While we are on the subject it is still not clear how much power this last lot will wield.

When they were compiling their report the MPs asked the Department of Health a pretty straightforward question in an attempt to find out.

If a Foundation Trust's managers came up with a plan to reconfigure their facilities (i.e. close a unit or a hospital) would the members of the Foundation Hospital (those members of the local community who have taken out membership to elect the board of governors etc) be able to veto that closure?

some people argue that attempts to sell this policy as a more democratic way to run the health service are a bit dubious

After all closure is the C-word which most exercises local newspapers, politicians, and local people.

A policy that devolves power to local people meaningfully would surely give them more opportunity to prevent unwelcome closures of facilities.

It appears not. In reply to their question the Department told the committee that if they were unhappy with the managers' policy, the members of the Board of Governors could vote to sack the directors of the hospital if they managed to secure a 75% majority for the decision.

That wouldn't mean necessarily that the decision had been vetoed.

So local people who join in and become members of a Foundation Trust in the hope that they will get a real say in how the hospital is run, may end up disappointed.

Is it democratic?

In fact some people argue that attempts to sell this policy as a more democratic way to run the health service are a bit dubious.
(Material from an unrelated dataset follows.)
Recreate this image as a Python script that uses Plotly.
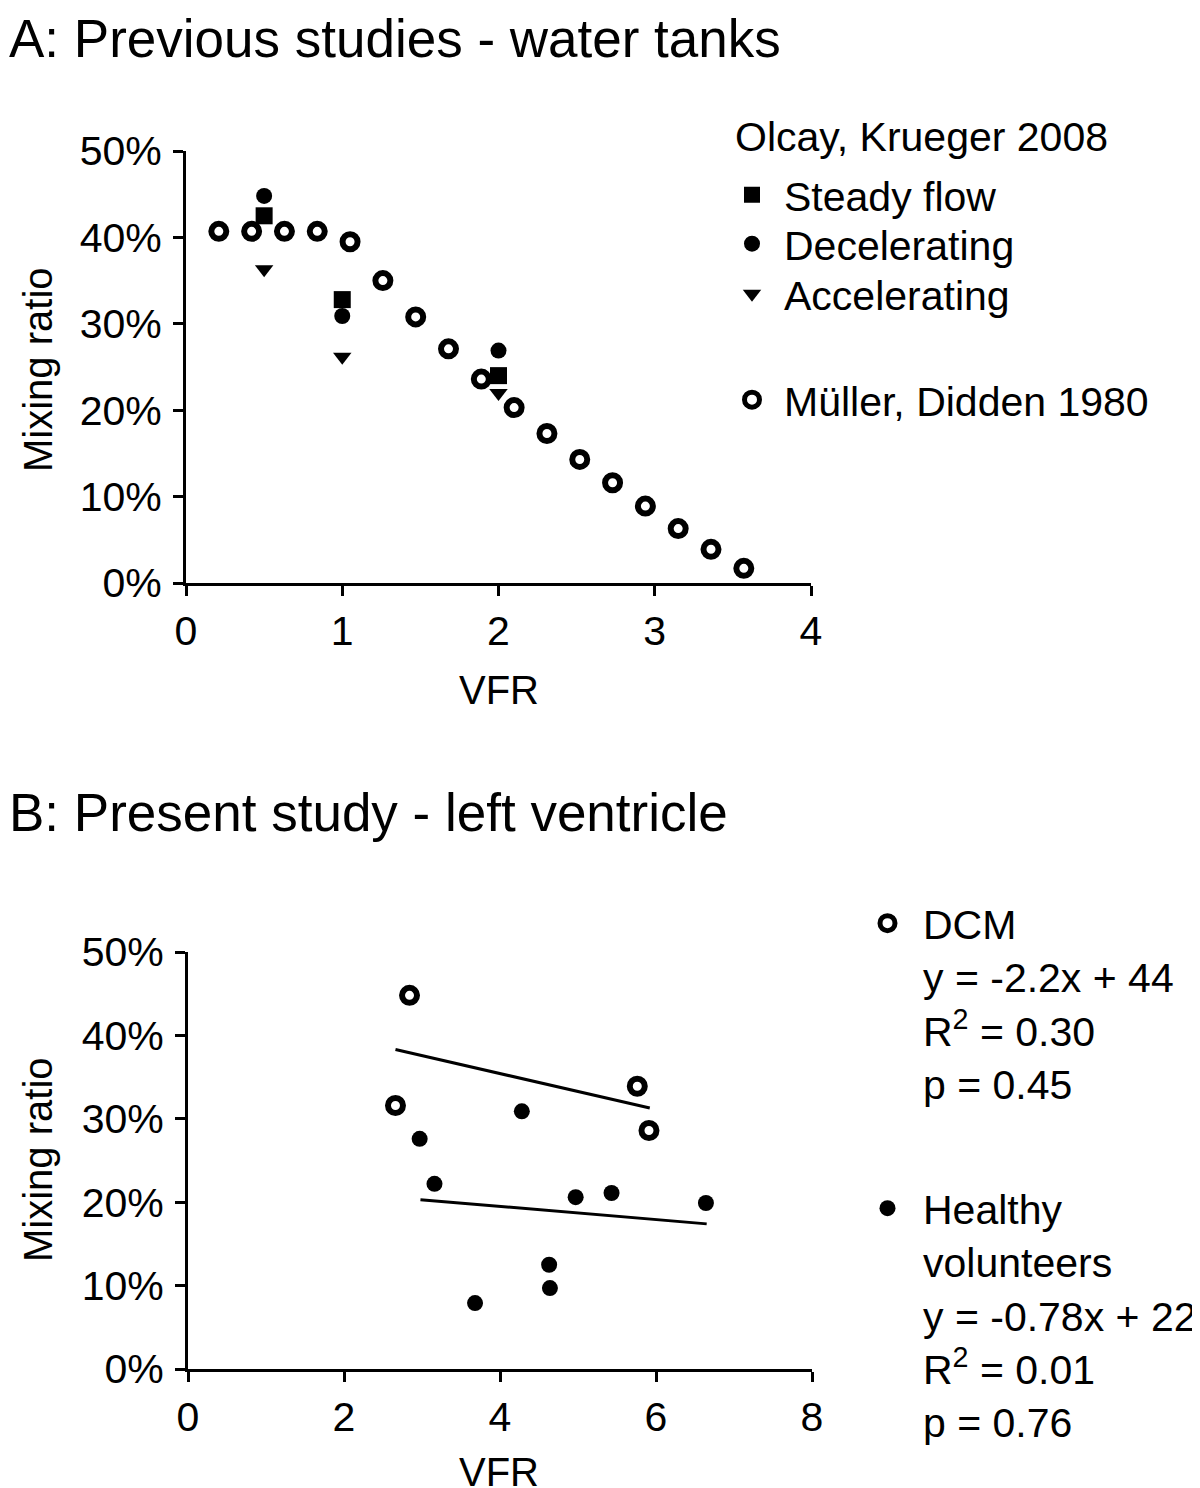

When Foundation Hospitals draw up their membership they can decide their own electoral boundaries in the local community.

Local councils and MP's electorates are decided by the Boundaries Commission.

The process of managing the elections of the hospitals' governors has not been set down centrally.

There's no obligation on hospitals to proactively recruit members in the local community.

Will it be in manager's interest to spend time and money trying to recruit people for membership, people who could in the end make their life more complicated?

What do you think?

Until these questions are answered it will be difficult to gauge the impact of Foundation Status will have on the patients treated in these hospitals and those treated in hospitals down the road.

There is an argument however that those Labour rebels who fear they augur the end of the National Health Service as we know it have turned their fire on the wrong target.

The new arrangements for commissioning care, summed up as 'the money follows the patient', the moves towards more patient choice, these policies are already in place and represent more fundamental reform of the NHS.

The Health Secretary denies that he has reintroduced the Conservative's internal market and all the iniquities that came with it.

But some commentators do not see it like that and question why an idea that Labour disliked so much in opposition that it abandoned it once it came into power now appears to be flavour of the month again.